Doom-roof steel tanks under external explosion: Dynamic responses and anti-explosion measures

Abstract

Large-scale cylinder storage tank is a kind of typical thin shell space structure, which is widely used in the storage of petrochemical products such as LNG, LPG and so on. The dynamic responses and failure process for steel tank under external explosion shock wave are complex dynamic problems with strong instantaneity, strong non-linearity and strong coupling. In this paper, a coupled analysis model was developed for simulating the dynamic responses of tank under external ground explosion. Compared with experimental datas which were given in existing relevant studies, the validity for numerical model and accuracy for simulation results were verified. Dynamic response for typical cylindrical tank was obtained through coupled numerical simulation, and the influences of scaled distance and tank wall thickness were studied through parameter analysis. Based on the simplified model of explosion loading on tank, the difference of dynamic response between uncoupled model and coupled model was analyzed. The anti-explosion effect for different parameters of anti-explosion bands on tank under external explosion was finally compared. The results show that: 1) The lower two layers tank wall firstly appear inward concave deformation and local plastic state.
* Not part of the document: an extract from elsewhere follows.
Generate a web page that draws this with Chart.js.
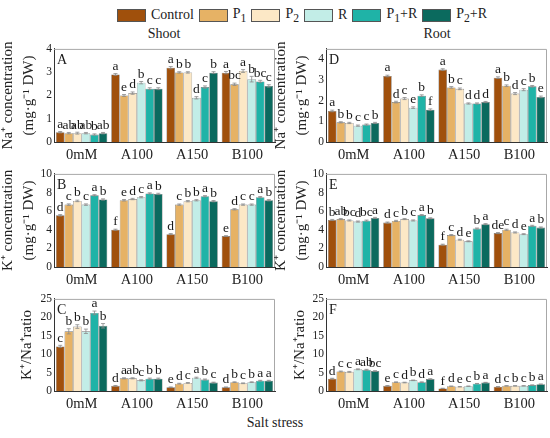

With the shock wave propagating upward along tank wall, the concave deformation and plastic strain of the front surface of tank wall increase obviously, and the maximum deformation region moves up to the middle part of tank wall, while the maximum plastic region basically remains at the lower part of tank wall. 2) Both the changes of scaled distance and tank wall thickness have significant influences on the deformation and equivalent plastic strain for steel storage tank. The maximum equivalent plastic strain and fracture failure mode generally appears at the lower part of tank wall firstly. The increase of the tank wall thickness is an effective measure to reduce the deformation and plastic strain for tank, and strengthen the anti-explosion performance for tank. 3) Due to the obstacle effect of the anti-explosion bands, the maximum equivalent plastic strain region moves from the bottom part of tank wall to the middle and upper part of tank wall. The displacement and equivalent plastic strain for steel tank decrease with the increase of cross-section and spacing for anti-explosion bands, and the effect of the former (increase height only) is relatively better.